____ The records

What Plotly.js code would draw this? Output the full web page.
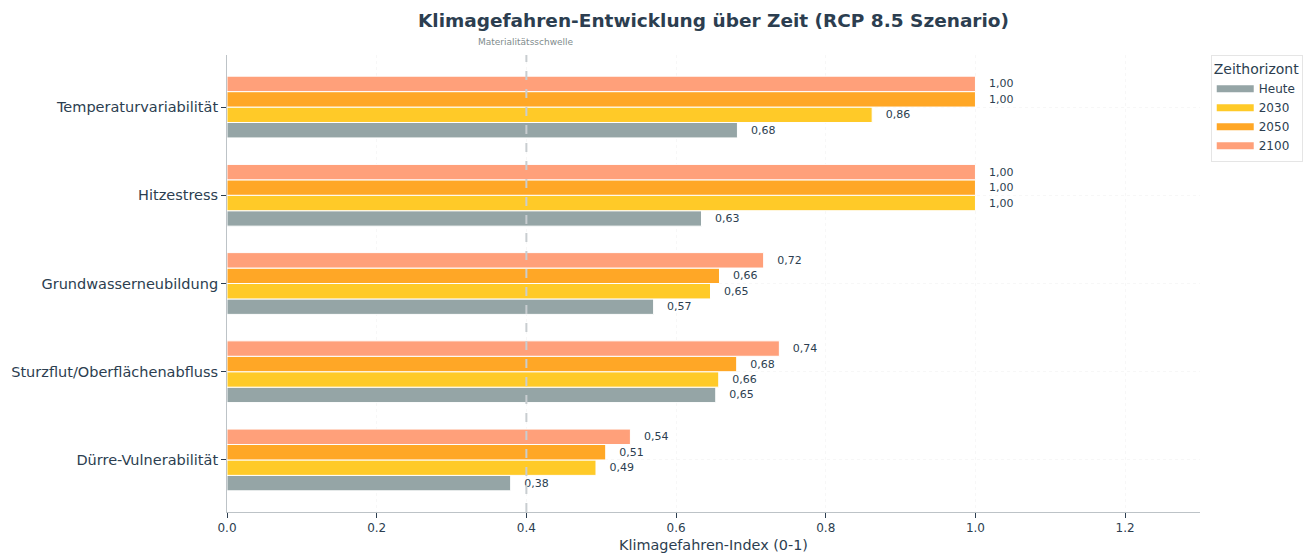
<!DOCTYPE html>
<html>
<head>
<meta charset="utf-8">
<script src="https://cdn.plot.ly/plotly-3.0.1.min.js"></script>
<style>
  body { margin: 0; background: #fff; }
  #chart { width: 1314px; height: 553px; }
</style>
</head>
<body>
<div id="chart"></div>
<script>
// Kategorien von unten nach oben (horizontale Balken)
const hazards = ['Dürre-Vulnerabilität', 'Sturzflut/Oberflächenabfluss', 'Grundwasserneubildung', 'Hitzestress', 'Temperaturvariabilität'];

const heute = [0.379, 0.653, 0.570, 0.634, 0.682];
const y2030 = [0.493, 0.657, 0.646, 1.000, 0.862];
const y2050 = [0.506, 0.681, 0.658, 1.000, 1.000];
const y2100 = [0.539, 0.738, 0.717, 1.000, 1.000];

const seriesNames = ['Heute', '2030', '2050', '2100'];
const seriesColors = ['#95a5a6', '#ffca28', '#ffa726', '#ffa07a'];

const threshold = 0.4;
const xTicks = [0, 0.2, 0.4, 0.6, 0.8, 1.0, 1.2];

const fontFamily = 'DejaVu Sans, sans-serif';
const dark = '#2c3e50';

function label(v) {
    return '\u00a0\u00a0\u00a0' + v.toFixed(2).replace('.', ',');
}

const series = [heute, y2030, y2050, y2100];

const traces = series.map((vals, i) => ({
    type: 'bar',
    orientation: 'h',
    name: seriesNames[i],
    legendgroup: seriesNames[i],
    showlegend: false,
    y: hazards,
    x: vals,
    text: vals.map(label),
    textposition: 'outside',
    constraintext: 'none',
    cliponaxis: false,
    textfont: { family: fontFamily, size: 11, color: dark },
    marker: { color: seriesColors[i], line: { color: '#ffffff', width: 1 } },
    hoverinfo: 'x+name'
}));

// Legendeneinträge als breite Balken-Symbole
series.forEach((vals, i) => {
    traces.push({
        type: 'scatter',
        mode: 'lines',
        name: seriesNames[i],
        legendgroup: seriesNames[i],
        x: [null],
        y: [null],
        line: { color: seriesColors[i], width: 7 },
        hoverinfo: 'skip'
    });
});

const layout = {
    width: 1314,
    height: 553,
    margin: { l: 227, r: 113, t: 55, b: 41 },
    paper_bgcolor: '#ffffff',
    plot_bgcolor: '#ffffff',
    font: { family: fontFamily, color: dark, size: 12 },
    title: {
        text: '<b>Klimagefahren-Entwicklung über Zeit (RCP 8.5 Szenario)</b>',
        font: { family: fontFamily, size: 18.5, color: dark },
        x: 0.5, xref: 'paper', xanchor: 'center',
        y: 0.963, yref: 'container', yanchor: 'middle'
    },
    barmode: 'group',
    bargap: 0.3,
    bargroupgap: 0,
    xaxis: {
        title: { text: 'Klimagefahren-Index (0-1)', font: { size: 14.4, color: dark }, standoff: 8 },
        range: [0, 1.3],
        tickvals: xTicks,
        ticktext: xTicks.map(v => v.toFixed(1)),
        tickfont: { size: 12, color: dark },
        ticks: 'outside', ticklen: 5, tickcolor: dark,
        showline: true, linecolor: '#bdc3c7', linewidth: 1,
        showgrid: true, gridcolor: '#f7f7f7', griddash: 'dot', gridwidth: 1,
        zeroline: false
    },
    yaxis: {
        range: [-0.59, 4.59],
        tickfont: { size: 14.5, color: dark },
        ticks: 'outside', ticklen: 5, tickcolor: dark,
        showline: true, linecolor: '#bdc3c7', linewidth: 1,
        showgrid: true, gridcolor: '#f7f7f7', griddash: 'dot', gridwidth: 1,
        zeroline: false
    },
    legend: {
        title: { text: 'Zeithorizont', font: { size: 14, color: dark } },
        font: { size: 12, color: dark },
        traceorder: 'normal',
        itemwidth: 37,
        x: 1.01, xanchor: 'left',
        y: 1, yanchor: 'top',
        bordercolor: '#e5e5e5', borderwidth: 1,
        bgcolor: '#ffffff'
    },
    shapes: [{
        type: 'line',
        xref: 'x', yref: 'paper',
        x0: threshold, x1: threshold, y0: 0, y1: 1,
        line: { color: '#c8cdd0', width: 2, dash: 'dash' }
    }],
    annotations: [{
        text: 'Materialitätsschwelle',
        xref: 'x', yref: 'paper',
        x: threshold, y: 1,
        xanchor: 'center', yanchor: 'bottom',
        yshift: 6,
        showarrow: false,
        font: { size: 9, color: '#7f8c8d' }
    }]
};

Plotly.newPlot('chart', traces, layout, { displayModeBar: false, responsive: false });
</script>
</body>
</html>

________
____ The records

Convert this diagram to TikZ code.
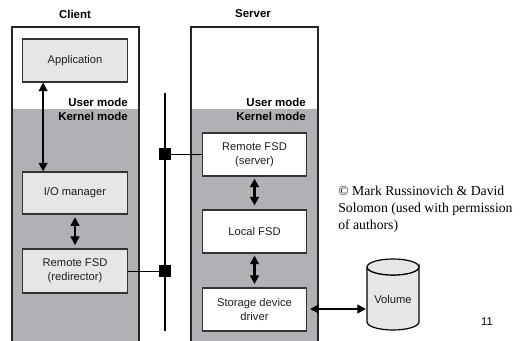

________

◆ **Your task**: Filter the listing for the word "this" and copy every line that holds it.

◆ **Finished answer**:
What Plotly.js code would draw this? Output the full web page.
Convert this diagram to TikZ code.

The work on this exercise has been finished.